Our hunt produced 11 rabbits with excellent races that gave the beagles no time to catch their breaths between chases. As always, memorable incidents highlighted the day. One hillbilly rabbit circled and came back to the same spot three times, each time swimming in a flooded ditch within a stone's throw of three of us. He would swim the length of the ditch before exiting at its opposite end so that the dogs would lose his track for a few minutes on each round.
A spooked bunny tiptoed to within six feet of me when I turned and saw him nearly under my feet. Trying a quick draw shot, I led the rabbit several feet as he turned on the afterburners. At the shot, two large saplings fell in the line of fire. They had been cut off clean with my shot charge and fell away from their trunks. Two more smaller ones had been broken over. The damage was so extensive that had the trees been valuable pines I would have felt the need to reimburse the landowner. Such obstacles are common in the thick woods where cottontails thrive and this makes shooting challenging.
Ancient sport
Because dogs have a far better sense of smell than man and they can run faster and for much longer periods of time, they have long been used for hunting game animals. Dogs that jump game and follow its scent probably have been used for thousands of years. Keepers of beagles are becoming more numerous, evidence that this sport is showing no signs of fading.
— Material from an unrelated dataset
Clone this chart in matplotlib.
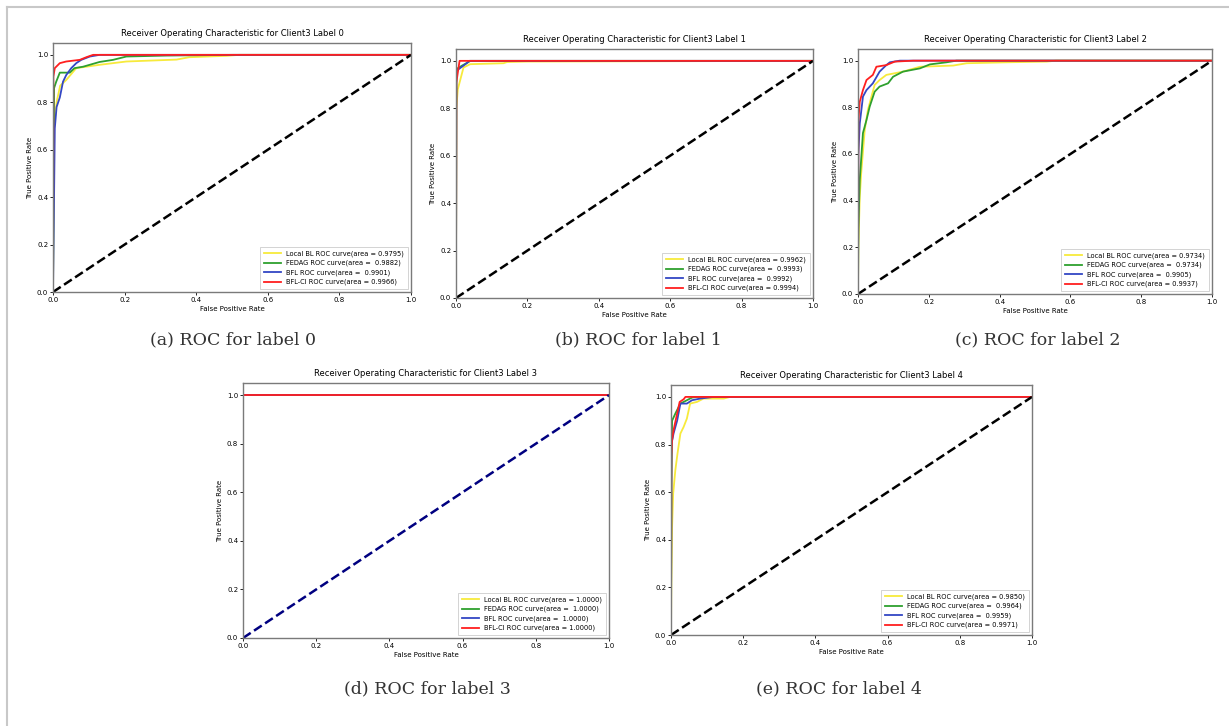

Hunters like the action in rabbit hunting with dogs. Unlike stalk hunting or sitting in a stand, rabbit hunting involves a lot of exercise, excitement and comradery. At the end of the day, just a few rabbits yield the makings of delicious table fare for several people. And rabbits being rabbits, hunting them does not threaten survival of a population. Rabbit numbers cycle up and down based primarily on predator populations other than humans.
Today is the last day of the 2003 rabbit season for Mississippi hunters. The dogs will rest sore feet, the rabbits will launch into their season of multiplying their numbers and the hunters will catch up on chores and savor their memories of the hunt.